Task statement
Copy nothing but the part that opens with the line containing "Output the component" and closes with the line containing "import * as". Do not include pictures.

Exercise input
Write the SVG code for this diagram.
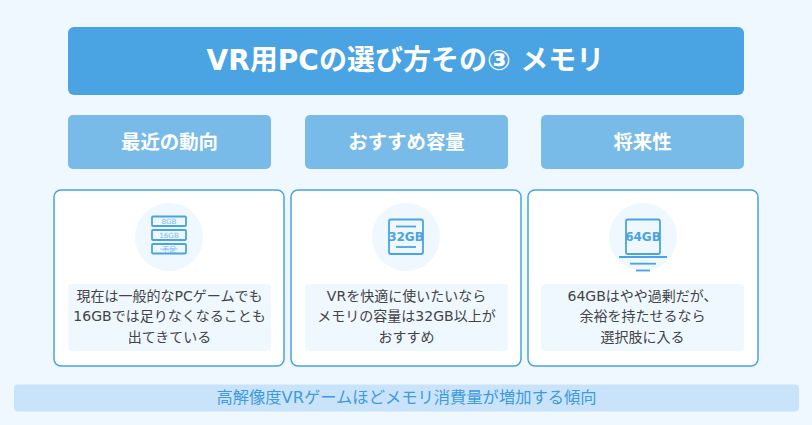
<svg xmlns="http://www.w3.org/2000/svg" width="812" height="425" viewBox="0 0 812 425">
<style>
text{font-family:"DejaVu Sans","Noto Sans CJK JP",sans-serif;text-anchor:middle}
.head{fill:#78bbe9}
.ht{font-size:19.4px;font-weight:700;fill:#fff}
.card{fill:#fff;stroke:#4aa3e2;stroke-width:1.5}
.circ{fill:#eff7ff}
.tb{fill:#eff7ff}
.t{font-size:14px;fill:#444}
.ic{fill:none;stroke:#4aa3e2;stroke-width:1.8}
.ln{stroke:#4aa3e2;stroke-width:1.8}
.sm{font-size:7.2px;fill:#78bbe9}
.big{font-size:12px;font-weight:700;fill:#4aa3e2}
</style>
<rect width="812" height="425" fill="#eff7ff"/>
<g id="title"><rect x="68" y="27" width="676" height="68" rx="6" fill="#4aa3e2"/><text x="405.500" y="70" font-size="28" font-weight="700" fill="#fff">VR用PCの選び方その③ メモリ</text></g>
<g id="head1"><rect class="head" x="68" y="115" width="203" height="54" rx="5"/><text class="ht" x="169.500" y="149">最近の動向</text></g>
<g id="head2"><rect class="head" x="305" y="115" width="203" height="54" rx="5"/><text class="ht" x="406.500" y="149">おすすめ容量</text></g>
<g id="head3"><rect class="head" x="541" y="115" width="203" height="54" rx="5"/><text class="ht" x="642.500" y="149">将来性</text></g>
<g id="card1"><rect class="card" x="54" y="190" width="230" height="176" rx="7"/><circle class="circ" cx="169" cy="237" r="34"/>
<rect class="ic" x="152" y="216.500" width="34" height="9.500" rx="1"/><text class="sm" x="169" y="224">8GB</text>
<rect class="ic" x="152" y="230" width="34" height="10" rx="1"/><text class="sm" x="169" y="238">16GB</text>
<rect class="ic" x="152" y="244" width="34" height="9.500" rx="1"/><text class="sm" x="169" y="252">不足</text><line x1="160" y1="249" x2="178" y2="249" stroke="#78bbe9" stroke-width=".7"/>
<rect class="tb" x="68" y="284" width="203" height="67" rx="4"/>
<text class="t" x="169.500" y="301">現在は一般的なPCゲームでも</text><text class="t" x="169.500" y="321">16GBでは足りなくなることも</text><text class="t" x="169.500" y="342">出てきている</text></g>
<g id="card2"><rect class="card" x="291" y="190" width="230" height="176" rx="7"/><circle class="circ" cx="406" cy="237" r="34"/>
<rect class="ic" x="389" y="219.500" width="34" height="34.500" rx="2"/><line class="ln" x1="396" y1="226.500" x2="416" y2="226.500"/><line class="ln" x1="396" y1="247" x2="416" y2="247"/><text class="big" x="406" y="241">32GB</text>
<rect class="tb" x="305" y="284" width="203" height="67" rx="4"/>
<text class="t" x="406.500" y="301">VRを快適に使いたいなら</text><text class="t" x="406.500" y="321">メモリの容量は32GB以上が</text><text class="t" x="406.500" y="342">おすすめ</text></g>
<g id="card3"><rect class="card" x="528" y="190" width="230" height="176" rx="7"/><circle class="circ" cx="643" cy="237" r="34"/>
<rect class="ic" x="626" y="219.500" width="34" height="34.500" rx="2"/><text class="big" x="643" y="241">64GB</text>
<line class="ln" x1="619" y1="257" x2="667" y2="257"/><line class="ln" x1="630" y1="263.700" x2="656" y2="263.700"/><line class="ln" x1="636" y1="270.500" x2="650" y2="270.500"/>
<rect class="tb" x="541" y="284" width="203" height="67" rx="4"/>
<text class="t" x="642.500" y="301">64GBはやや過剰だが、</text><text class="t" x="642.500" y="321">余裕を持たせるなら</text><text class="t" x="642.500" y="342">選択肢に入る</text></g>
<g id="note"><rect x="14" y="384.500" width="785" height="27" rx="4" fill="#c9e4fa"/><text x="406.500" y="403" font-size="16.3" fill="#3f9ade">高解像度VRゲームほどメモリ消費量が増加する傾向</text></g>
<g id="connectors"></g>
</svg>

* * *

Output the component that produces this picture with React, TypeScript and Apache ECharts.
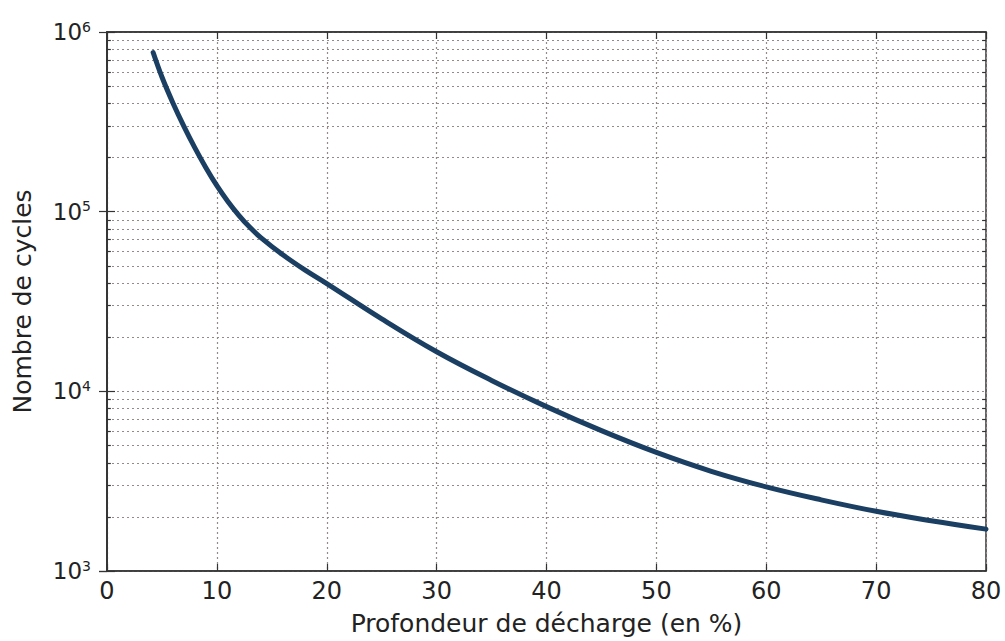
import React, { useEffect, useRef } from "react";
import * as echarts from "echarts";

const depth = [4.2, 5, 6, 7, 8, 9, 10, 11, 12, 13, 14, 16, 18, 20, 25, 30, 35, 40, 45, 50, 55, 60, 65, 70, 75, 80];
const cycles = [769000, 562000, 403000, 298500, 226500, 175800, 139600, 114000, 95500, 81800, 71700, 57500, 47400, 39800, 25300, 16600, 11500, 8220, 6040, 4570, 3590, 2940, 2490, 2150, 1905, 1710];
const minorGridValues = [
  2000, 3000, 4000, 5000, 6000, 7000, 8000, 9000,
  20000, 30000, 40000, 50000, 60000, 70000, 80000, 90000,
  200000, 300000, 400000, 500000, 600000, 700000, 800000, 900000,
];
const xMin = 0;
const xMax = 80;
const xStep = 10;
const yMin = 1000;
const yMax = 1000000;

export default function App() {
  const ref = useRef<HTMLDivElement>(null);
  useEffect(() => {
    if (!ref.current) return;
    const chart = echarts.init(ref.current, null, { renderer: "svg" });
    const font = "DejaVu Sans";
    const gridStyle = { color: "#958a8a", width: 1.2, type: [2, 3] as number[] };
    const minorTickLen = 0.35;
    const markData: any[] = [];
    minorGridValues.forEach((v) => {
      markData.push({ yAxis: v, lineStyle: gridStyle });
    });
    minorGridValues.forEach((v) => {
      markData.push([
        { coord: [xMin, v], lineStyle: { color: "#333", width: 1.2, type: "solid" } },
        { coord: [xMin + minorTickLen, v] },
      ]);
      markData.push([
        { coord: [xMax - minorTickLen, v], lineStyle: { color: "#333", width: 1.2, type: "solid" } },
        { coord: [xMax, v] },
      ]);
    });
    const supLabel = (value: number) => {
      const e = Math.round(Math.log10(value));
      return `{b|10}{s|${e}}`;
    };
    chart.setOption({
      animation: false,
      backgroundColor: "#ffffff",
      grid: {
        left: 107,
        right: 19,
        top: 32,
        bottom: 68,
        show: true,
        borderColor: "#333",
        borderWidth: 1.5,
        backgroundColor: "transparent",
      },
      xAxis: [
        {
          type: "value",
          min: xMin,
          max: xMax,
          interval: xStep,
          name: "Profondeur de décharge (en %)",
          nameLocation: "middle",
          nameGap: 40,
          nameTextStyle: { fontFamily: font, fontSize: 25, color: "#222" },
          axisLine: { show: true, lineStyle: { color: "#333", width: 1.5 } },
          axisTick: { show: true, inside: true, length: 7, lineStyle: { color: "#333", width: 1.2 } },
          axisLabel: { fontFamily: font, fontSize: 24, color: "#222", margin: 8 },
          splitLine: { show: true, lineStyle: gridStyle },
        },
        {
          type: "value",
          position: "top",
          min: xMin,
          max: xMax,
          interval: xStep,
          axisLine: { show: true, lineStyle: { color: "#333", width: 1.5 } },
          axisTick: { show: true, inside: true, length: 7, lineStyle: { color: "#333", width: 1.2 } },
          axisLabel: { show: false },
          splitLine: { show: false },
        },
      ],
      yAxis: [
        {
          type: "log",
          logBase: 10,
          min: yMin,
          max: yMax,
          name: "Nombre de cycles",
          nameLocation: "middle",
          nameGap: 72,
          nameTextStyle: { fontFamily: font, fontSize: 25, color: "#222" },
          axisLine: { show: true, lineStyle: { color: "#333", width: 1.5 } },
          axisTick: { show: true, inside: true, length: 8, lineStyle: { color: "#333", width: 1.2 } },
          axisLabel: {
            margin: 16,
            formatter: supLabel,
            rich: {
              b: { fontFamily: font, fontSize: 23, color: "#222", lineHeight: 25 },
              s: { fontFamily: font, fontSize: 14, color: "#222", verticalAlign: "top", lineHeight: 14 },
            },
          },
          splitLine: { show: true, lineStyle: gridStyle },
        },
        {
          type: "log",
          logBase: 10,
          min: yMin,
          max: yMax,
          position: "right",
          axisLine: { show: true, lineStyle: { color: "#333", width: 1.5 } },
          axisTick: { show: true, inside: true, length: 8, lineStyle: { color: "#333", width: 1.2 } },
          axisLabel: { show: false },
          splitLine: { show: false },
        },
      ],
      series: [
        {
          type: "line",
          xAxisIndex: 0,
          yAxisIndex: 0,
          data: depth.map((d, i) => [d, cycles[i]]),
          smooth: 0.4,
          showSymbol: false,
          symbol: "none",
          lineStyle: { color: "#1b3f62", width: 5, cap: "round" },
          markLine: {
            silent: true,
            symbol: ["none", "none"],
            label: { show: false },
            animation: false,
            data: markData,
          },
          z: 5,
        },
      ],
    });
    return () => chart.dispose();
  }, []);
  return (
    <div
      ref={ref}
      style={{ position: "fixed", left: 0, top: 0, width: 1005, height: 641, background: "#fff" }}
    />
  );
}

Task result
Output the component that produces this picture with React, TypeScript and Apache ECharts.
import React, { useEffect, useRef } from "react";
import * as echarts from "echarts";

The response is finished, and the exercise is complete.